WRITTEN TASK:
Print exactly what lies from the line with "Recreate this image" down to the line with "const unitText = 'тыс. ед.';", counting both of those lines, but not the pictures.

● ● ●

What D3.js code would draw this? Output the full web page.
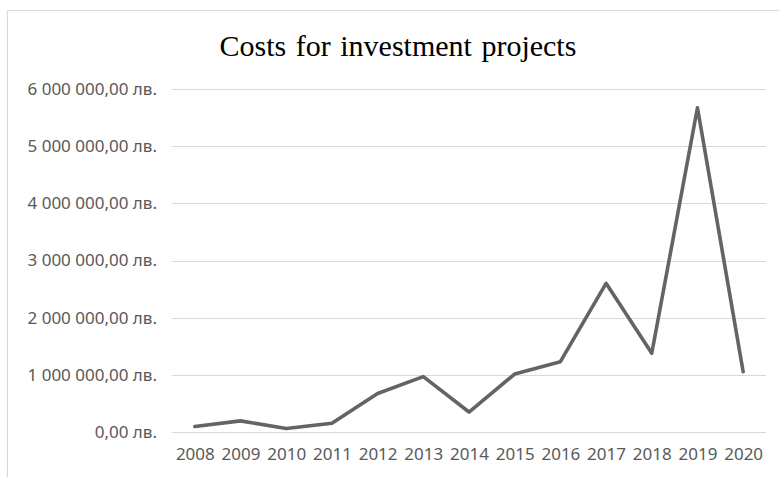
<!DOCTYPE html>
<html>
<head>
    <meta charset="utf-8">
    <style type="text/css">
        body { margin: 0; background: #fff; }
        .axis text { font-family: "Noto Sans", sans-serif; font-size: 17px; fill: #595959; }
        .axis path, .axis line { display: none; }
    </style>
    <script src="https://d3js.org/d3.v7.min.js"></script>
</head>
<body>
    <div id="chart">
        <script>
            const years = ["2008", "2009", "2010", "2011", "2012", "2013", "2014",
                           "2015", "2016", "2017", "2018", "2019", "2020"];
            const costs = [90000, 190000, 55000, 147000, 670000, 965000, 345000,
                           1010000, 1227000, 2600000, 1374000, 5677000, 1050000];
            const yTicks = [0, 1000000, 2000000, 3000000, 4000000, 5000000, 6000000];

            const width = 779, height = 477;

            const bg = d3.formatLocale({
                decimal: ",",
                thousands: "\u00a0",
                grouping: [3],
                currency: ["", "\u00a0лв."]
            });
            const fmt = bg.format("$,.2f");

            const svg = d3.select("#chart")
                .append("svg")
                .attr("width", width)
                .attr("height", height);

            // chart frame (cut off at right and bottom like the picture)
            svg.append("path")
                .attr("d", "M7.5,477 V10.5 H779")
                .attr("fill", "none")
                .attr("stroke", "#d9d9d9")
                .attr("stroke-width", 1.2);

            svg.append("text")
                .attr("x", 398)
                .attr("y", 56)
                .attr("text-anchor", "middle")
                .attr("font-family", "'Liberation Serif', 'Times New Roman', serif")
                .attr("font-size", 30)
                .attr("word-spacing", 2)
                .attr("fill", "#000")
                .text("Costs for investment projects");

            const x = d3.scalePoint()
                .domain(years)
                .range([172, 766])
                .padding(0.5);

            const y = d3.scaleLinear()
                .domain([0, 6000000])
                .range([431.7, 89.3]);

            // gridlines
            svg.append("g")
                .selectAll("line")
                .data(yTicks)
                .enter().append("line")
                .attr("x1", 172)
                .attr("x2", 766)
                .attr("y1", d => Math.round(y(d)) + 0.5)
                .attr("y2", d => Math.round(y(d)) + 0.5)
                .attr("stroke", "#d9d9d9")
                .attr("stroke-width", 1);

            svg.append("g")
                .attr("class", "axis")
                .attr("transform", "translate(172,0)")
                .call(d3.axisLeft(y).tickValues(yTicks).tickFormat(fmt).tickSize(0).tickPadding(15));

            svg.append("g")
                .attr("class", "axis")
                .attr("transform", "translate(0,431.7)")
                .call(d3.axisBottom(x).tickSize(0).tickPadding(16));

            const line = d3.line()
                .x((d, i) => x(years[i]))
                .y(d => y(d));

            svg.append("path")
                .datum(costs)
                .attr("d", line)
                .attr("fill", "none")
                .attr("stroke", "#646464")
                .attr("stroke-width", 3.6)
                .attr("stroke-linejoin", "round")
                .attr("stroke-linecap", "round");
        </script>
    </div>
</body>
</html>
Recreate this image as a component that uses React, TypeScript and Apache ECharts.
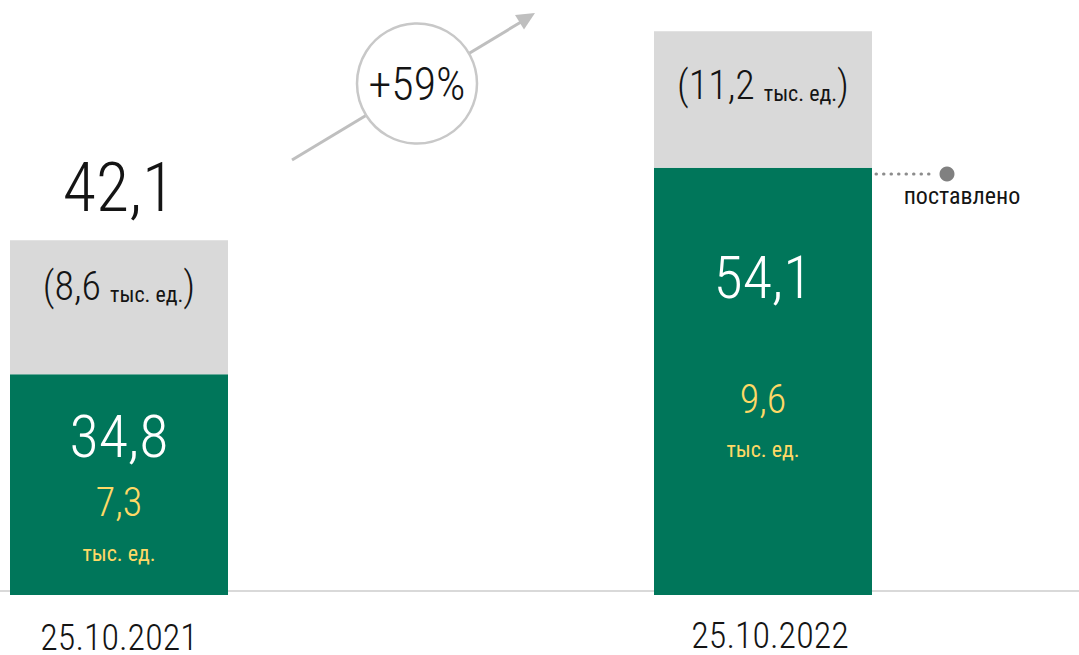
import React, { useEffect, useRef } from 'react';
import * as echarts from 'echarts';

// ---- data ----
const categories = ['25.10.2021', '25.10.2022'];
// visual bar heights (billions) – green = delivered part, gray = rest of the total
const deliveredHeight = [26.2, 50.7];
const remainingHeight = [15.9, 16.2];
// printed labels
const deliveredAmount = ['34,8', '54,1'];
const deliveredUnits = ['7,3', '9,6'];
const totalUnits = ['8,6', '11,2'];
const totalAmount = ['42,1', ''];
const growthLabel = '+59%';
const deliveredName = 'поставлено';
const unitText = 'тыс. ед.';

// ---- styles ----
const FONT = "'Roboto Condensed', 'Liberation Sans Narrow', 'DejaVu Sans Condensed', Roboto, sans-serif";
const GREEN = '#00765A';
const GRAY = '#D9D9D9';
const YELLOW = '#FFD966';
const INK = '#141414';

const greenLayout = [
  { y: 27, l1: 70, l2: 62, l3: 40 },
  { y: 18, l1: 184, l2: 60, l3: 40 },
];
const grayLayout = [
  { y: -92, l1: 80, l2: 116, va: 'top' },
  { y: 54, l1: 0, l2: 60, va: 'middle' },
];

export default function App() {
  const ref = useRef<HTMLDivElement>(null);
  useEffect(() => {
    if (!ref.current) return;
    const chart = echarts.init(ref.current, null, { renderer: 'svg' });

    const greenData = deliveredHeight.map((v, i) => {
      const L = greenLayout[i];
      return {
        value: v,
        label: {
          show: true,
          position: ['50%', L.y],
          align: 'center',
          verticalAlign: 'top',
          formatter: `{a|${deliveredAmount[i]}}\n{b|${deliveredUnits[i]}}\n{c|${unitText}}`,
          rich: {
            a: { fontFamily: FONT, fontWeight: 300, fontSize: 60, color: '#FFFFFF', lineHeight: L.l1, align: 'center', verticalAlign: 'middle' },
            b: { fontFamily: FONT, fontWeight: 300, fontSize: 40, color: YELLOW, lineHeight: L.l2, align: 'center', verticalAlign: 'middle' },
            c: { fontFamily: FONT, fontWeight: 400, fontSize: 22, color: YELLOW, lineHeight: L.l3, align: 'center', verticalAlign: 'middle' },
          },
        },
      };
    });

    const grayData = remainingHeight.map((v, i) => {
      const L = grayLayout[i];
      const top = totalAmount[i] ? `{t|${totalAmount[i]}}\n` : '';
      return {
        value: v,
        label: {
          show: true,
          position: ['50%', L.y],
          align: 'center',
          verticalAlign: L.va,
          formatter: `${top}{p|(${totalUnits[i]} }{s|${unitText}}{p|)}`,
          rich: {
            t: { fontFamily: FONT, fontWeight: 300, fontSize: 68, color: INK, lineHeight: L.l1, verticalAlign: 'middle' },
            p: { fontFamily: FONT, fontWeight: 300, fontSize: 40, color: INK, lineHeight: L.l2, verticalAlign: 'middle' },
            s: { fontFamily: FONT, fontWeight: 400, fontSize: 22, color: INK, padding: [16, 0, 0, 0], verticalAlign: 'middle' },
          },
        },
      };
    });

    const arrowColor = '#BFBFBF';
    chart.setOption({
      animation: false,
      grid: { left: -203, right: -6, top: 0, bottom: 60, outerBoundsMode: 'none', containLabel: false },
      xAxis: {
        type: 'category',
        data: categories,
        offset: -4,
        axisLine: { lineStyle: { color: GRAY, width: 2 } },
        axisTick: { show: false },
        axisLabel: {
          margin: 32,
          formatter: (v: string, i: number) => (i === 1 ? `{b|${v}}` : `{a|${v}}`),
          rich: {
            a: { fontFamily: FONT, fontWeight: 300, fontSize: 36, color: INK, lineHeight: 30 },
            b: { fontFamily: FONT, fontWeight: 300, fontSize: 36, color: INK, lineHeight: 30, padding: [0, 0, 4, 14] },
          },
        },
      },
      yAxis: { type: 'value', min: 0, max: 70.6, show: false, splitLine: { show: false } },
      series: [
        {
          name: deliveredName,
          type: 'bar',
          stack: 'total',
          barWidth: 218,
          itemStyle: { color: GREEN },
          data: greenData,
        },
        {
          name: 'остаток',
          type: 'bar',
          stack: 'total',
          barWidth: 218,
          itemStyle: { color: GRAY },
          data: grayData,
        },
      ],
      graphic: [
        { type: 'line', z: 10, shape: { x1: 292, y1: 160, x2: 521, y2: 22 }, style: { stroke: arrowColor, lineWidth: 3 } },
        { type: 'polygon', z: 10, shape: { points: [[535, 13], [524, 29.5], [515, 15]] }, style: { fill: arrowColor } },
        { type: 'circle', z: 11, shape: { cx: 417, cy: 83.5, r: 60 }, style: { fill: '#FFFFFF', stroke: '#C8C8C8', lineWidth: 2.5 } },
        {
          type: 'text', z: 12, x: 417, y: 84,
          style: {
            text: growthLabel, fontFamily: FONT, fontWeight: 300, fontSize: 46, fill: INK,
            align: 'center', verticalAlign: 'middle', textAlign: 'center', textVerticalAlign: 'middle',
          },
        },
        { type: 'line', z: 10, shape: { x1: 876, y1: 174, x2: 936, y2: 174 }, style: { stroke: '#8C8C8C', lineWidth: 3, lineDash: [0.5, 7], lineCap: 'round' } },
        { type: 'circle', z: 10, shape: { cx: 947, cy: 174, r: 7.5 }, style: { fill: '#808080' } },
        {
          type: 'text', z: 10, x: 962, y: 196,
          style: {
            text: deliveredName, fontFamily: FONT, fontWeight: 400, fontSize: 24, fill: INK,
            align: 'center', verticalAlign: 'middle', textAlign: 'center', textVerticalAlign: 'middle',
          },
        },
      ],
    });
    return () => chart.dispose();
  }, []);
  return (
    <div
      ref={ref}
      style={{ position: 'absolute', left: 0, top: 0, width: 1079, height: 655, background: '#FFFFFF' }}
    />
  );
}
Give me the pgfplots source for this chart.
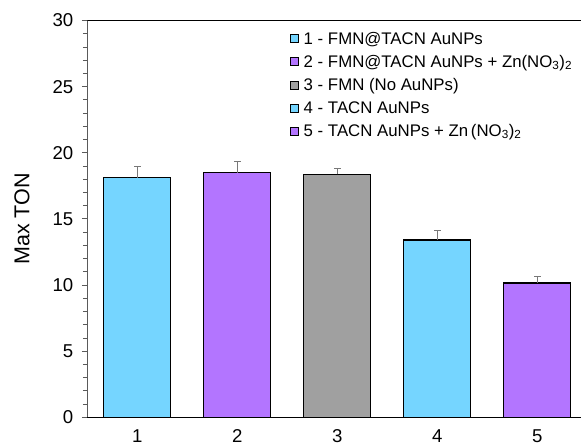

● ● ●

ANSWER FOR THIS EXERCISE:
Recreate this image as a component that uses React, TypeScript and Apache ECharts.
import React, { useEffect, useRef } from 'react';
import * as echarts from 'echarts';

// ---- data ----
const categories = ['25.10.2021', '25.10.2022'];
// visual bar heights (billions) – green = delivered part, gray = rest of the total
const deliveredHeight = [26.2, 50.7];
const remainingHeight = [15.9, 16.2];
// printed labels
const deliveredAmount = ['34,8', '54,1'];
const deliveredUnits = ['7,3', '9,6'];
const totalUnits = ['8,6', '11,2'];
const totalAmount = ['42,1', ''];
const growthLabel = '+59%';
const deliveredName = 'поставлено';
const unitText = 'тыс. ед.';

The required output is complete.